Another key focus is on challenging and supporting the students, getting them to take responsibility and being aware that they may not reach their ultimate goal. This in itself is a lesson to be learnt. If we didn’t complete our challenge, why not? What needs to be done next time to ensure it is achieved?
We have created this film as a snapshot of our journey over the first term through our involvement with Apple’s Challenge Based Learning Pilot Program. This movie was a part of the requirement of being in the program, but has proved to be an amazing snippet of how our students approached this task. It does not have every challenge covered, as it would have turned into a feature film! But hopefully, even with its shaky camera work and rough edges (which was captured and collected by both students and teachers), it manages to capture the spirit of what CBL is all about.
We are so proud of the way our students approached this challenge, and the way in which they have become more aware of life beyond themselves. Their collaborative work, leadership skills and desire to succeed was inspiring. More importantly, it has been the fact they now realise they can do something to help those more unfortunate than themselves, even though they are still in primary school.

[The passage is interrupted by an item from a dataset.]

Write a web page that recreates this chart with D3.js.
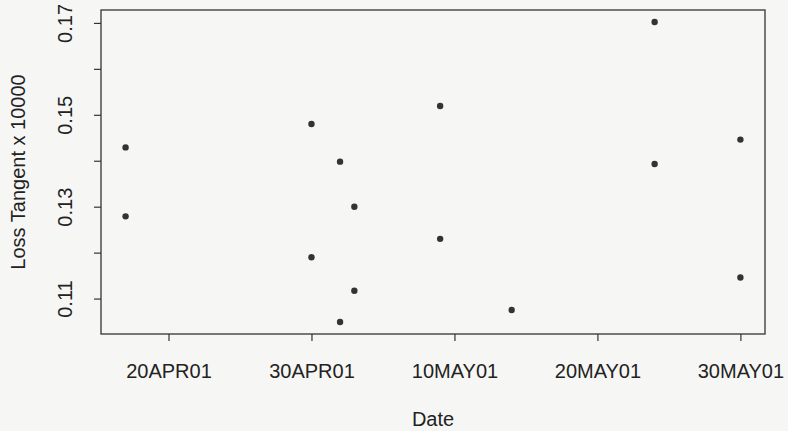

Congratulations to our talented students, dedicated teachers and supportive parent community for their enthusiasm and support with this program.
Kids can make a difference!
I have had a number of people ask about the actual making of the movie. Out of interest, the movie was made using flip cameras, iPhone , and a Sony HD camera, the video was edited in iMovie 11 and the music recorded with Garageband. The last music track was my first go at recording real instruments in Garageband on the iPad. Using an iRig, I recorded 4 guitar tracks, a bass guitar track, and then added the drums. The last track took about 20 minutes to finish. Love the iPad!